- **Work instructions**
Print nothing but the lines from the start of the listing below through the line that contains "W, H = 1117, 1439". Do not include the pictures.
--- Given data ---
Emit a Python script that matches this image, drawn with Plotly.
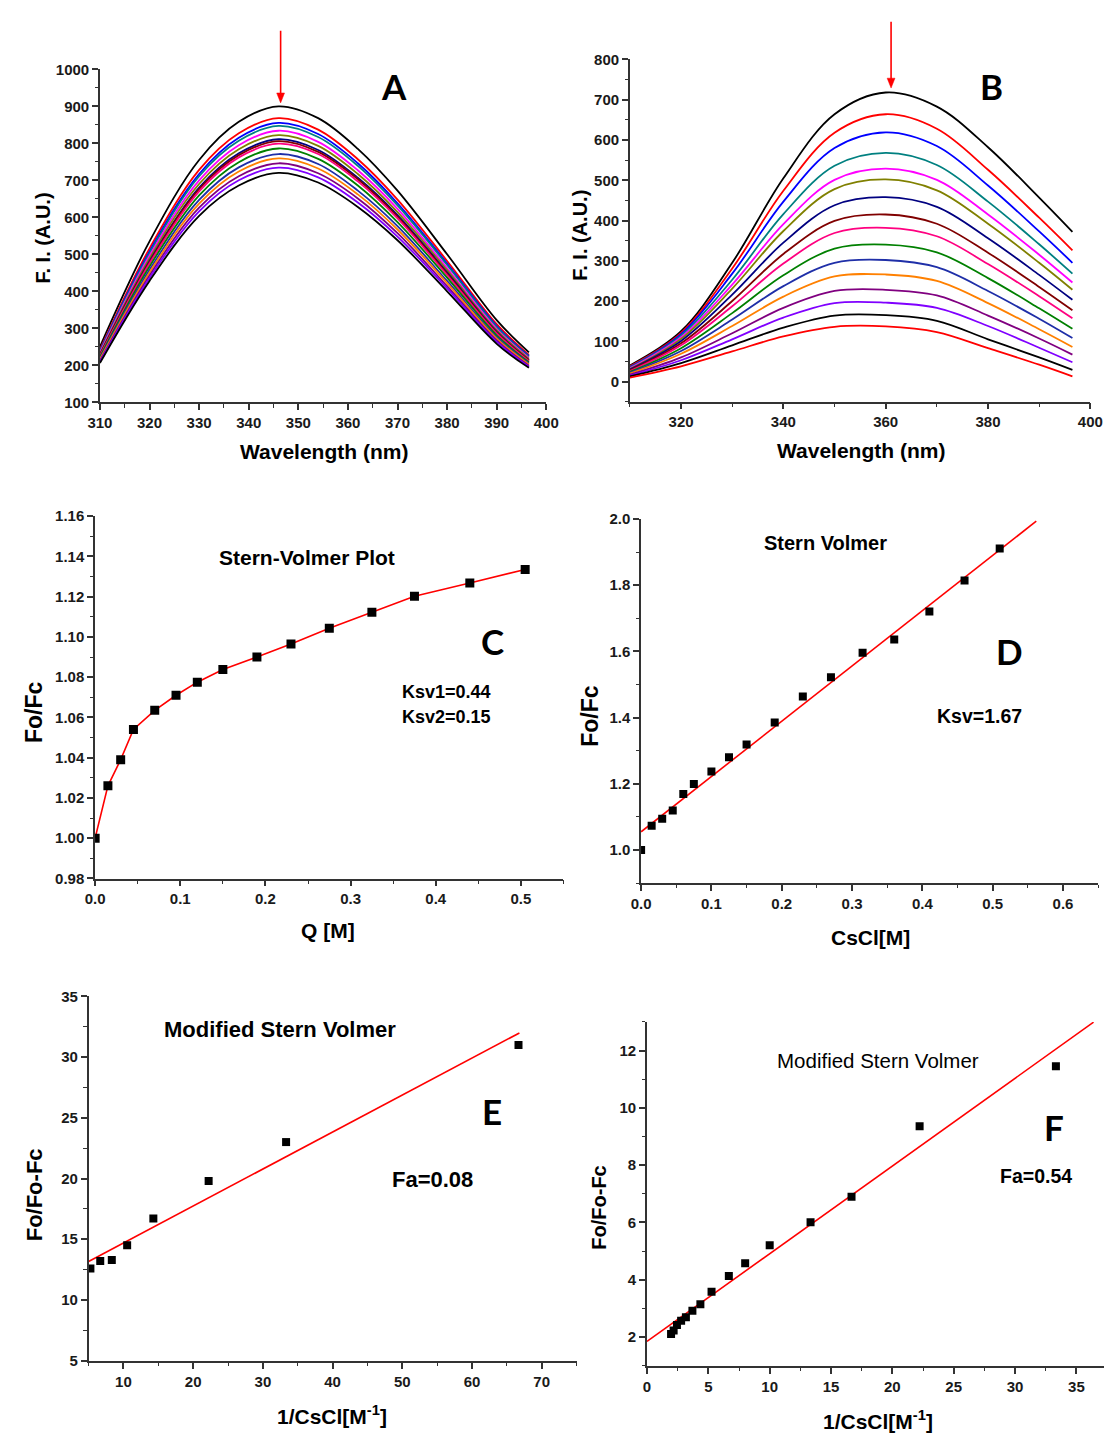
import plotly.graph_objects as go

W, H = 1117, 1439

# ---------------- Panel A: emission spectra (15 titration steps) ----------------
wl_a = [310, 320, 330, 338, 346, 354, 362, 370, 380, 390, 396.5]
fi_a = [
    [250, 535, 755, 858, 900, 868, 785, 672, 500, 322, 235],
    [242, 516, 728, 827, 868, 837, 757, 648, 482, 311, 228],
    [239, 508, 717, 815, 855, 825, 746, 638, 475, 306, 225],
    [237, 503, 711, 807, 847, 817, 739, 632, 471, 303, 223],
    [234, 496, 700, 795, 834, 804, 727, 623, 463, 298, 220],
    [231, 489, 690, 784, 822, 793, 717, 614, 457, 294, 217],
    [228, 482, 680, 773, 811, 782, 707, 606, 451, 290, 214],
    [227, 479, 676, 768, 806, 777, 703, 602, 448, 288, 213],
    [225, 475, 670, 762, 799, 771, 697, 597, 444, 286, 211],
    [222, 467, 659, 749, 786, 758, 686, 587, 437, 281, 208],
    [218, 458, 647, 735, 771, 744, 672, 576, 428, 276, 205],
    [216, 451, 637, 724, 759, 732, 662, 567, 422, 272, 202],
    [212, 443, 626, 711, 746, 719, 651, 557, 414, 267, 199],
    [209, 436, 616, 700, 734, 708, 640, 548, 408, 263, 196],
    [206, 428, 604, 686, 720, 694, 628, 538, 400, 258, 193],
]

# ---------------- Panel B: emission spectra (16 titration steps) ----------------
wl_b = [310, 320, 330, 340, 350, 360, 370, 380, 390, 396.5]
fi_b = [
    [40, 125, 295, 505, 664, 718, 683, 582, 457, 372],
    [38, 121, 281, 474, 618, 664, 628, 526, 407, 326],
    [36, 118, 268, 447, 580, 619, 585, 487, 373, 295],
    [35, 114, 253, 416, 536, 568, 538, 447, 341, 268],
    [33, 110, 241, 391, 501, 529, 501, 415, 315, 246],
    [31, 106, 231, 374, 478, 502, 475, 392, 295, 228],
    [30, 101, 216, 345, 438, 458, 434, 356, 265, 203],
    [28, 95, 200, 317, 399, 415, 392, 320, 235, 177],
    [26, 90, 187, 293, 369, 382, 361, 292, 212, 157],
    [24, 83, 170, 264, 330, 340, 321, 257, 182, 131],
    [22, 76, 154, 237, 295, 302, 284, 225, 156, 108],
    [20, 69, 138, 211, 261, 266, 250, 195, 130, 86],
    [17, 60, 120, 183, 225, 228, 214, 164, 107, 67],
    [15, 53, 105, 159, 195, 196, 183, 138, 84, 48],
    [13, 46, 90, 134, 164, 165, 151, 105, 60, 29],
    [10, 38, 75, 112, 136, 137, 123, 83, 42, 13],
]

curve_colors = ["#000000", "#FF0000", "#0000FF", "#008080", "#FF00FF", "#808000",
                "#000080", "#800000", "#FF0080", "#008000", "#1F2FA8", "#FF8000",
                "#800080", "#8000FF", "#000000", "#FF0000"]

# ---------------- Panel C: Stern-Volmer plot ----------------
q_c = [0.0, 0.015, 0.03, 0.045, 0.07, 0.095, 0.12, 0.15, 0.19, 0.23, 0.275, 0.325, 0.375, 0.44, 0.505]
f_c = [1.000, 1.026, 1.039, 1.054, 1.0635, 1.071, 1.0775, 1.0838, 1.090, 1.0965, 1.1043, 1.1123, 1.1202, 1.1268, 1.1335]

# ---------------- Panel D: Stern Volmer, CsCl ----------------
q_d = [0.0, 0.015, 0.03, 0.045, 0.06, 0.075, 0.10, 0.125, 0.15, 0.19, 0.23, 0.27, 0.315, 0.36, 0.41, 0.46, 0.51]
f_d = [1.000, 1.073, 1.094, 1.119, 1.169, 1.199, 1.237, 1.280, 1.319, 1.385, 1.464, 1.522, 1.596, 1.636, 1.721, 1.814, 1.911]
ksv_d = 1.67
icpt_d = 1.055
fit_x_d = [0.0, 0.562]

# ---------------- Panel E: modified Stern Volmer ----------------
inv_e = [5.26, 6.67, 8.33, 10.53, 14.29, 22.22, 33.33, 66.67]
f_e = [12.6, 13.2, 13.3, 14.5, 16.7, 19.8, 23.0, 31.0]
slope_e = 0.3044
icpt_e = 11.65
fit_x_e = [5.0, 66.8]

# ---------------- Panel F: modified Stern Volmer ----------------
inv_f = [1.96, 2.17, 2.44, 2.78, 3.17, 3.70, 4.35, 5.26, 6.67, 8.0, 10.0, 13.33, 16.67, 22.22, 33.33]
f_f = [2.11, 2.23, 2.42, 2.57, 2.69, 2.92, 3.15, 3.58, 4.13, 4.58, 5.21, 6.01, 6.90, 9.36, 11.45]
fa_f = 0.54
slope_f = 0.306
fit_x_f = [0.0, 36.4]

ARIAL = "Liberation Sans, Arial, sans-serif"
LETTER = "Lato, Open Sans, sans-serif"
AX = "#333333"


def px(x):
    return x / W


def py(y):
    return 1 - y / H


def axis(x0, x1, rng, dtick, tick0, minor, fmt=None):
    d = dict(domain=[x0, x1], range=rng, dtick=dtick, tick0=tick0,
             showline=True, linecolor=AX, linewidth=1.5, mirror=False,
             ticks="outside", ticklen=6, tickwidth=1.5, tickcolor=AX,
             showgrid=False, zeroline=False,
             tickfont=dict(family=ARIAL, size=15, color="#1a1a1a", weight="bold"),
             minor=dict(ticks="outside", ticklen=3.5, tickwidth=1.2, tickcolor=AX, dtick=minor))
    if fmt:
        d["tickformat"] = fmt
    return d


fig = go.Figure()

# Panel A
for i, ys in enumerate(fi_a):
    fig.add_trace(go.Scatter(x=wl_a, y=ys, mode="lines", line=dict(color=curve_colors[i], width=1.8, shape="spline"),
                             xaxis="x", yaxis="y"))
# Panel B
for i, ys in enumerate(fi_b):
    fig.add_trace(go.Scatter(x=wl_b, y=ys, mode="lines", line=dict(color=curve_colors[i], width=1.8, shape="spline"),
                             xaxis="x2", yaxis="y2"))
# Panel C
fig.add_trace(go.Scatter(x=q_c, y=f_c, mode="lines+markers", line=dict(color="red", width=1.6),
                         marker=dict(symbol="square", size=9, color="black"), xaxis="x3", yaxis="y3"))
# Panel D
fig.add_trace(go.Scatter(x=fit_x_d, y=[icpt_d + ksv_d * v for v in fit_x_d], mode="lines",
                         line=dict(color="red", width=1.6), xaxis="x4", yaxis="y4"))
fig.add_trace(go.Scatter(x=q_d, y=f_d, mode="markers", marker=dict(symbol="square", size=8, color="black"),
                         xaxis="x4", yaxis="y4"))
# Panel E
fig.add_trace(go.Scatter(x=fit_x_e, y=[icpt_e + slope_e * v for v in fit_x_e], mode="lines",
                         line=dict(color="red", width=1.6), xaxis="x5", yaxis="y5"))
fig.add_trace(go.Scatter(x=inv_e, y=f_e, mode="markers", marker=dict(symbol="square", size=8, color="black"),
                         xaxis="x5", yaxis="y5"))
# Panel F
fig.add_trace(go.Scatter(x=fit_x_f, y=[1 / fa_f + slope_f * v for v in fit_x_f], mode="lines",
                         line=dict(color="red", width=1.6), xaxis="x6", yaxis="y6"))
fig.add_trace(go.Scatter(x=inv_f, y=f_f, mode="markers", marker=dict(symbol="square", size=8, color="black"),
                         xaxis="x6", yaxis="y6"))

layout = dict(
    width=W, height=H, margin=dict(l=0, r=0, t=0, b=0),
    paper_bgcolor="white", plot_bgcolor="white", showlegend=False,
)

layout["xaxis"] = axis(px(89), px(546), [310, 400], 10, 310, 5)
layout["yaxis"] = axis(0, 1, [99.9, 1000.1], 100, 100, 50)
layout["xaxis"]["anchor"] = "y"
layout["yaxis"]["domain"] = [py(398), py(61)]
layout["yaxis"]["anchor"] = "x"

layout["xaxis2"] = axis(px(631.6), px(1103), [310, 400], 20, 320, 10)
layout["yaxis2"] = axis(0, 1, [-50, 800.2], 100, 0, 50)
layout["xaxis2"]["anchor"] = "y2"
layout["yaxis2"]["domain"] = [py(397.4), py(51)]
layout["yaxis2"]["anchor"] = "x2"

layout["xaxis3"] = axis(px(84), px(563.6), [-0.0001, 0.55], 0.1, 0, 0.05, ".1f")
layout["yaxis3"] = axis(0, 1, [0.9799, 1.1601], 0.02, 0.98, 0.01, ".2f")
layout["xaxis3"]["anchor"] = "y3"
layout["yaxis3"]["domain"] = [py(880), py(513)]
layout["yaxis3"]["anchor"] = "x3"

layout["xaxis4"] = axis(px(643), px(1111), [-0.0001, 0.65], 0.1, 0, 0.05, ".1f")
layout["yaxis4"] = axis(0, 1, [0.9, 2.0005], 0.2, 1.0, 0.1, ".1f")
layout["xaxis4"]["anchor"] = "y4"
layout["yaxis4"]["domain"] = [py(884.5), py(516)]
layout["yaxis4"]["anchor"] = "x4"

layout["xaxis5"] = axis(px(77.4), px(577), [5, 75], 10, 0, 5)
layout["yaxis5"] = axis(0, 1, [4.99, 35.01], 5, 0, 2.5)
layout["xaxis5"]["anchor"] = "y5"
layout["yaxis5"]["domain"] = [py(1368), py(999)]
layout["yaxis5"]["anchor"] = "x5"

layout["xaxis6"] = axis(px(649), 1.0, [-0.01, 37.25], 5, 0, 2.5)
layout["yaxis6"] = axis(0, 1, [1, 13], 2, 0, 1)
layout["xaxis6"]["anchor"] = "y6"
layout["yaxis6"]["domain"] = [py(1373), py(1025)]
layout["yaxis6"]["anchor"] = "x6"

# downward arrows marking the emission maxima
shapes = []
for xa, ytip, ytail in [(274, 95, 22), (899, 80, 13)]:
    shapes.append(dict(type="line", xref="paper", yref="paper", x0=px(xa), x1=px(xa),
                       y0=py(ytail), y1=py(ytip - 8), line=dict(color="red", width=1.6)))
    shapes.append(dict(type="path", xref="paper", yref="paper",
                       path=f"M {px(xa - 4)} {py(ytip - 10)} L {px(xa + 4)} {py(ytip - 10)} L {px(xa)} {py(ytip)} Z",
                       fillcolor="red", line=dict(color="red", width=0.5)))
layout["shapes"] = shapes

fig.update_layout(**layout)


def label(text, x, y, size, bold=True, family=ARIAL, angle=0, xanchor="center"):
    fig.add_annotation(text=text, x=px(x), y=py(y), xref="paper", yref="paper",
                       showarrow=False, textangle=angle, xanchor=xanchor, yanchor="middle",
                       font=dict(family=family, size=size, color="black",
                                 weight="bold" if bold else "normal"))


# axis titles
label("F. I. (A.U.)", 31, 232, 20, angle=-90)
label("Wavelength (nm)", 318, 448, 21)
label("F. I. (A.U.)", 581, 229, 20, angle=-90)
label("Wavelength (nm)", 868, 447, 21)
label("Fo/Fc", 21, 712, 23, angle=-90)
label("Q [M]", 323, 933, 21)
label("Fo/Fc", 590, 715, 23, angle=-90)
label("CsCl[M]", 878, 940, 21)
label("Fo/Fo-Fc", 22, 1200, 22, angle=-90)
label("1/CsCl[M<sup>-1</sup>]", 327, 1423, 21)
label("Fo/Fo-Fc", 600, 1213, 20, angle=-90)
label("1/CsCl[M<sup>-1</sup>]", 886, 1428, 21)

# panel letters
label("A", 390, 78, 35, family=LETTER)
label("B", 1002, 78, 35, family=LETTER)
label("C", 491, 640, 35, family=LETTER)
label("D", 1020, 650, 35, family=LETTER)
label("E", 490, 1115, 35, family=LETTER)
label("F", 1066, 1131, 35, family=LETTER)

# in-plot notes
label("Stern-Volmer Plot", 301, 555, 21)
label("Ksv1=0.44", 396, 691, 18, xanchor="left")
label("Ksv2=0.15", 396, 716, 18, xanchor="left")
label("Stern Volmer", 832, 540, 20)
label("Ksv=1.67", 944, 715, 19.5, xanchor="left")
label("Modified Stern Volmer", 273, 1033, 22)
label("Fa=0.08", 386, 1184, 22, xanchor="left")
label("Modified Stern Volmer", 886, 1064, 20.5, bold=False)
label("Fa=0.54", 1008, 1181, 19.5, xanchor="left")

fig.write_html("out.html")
---
- **Expected answer**
Emit a Python script that matches this image, drawn with Plotly.
import plotly.graph_objects as go

W, H = 1117, 1439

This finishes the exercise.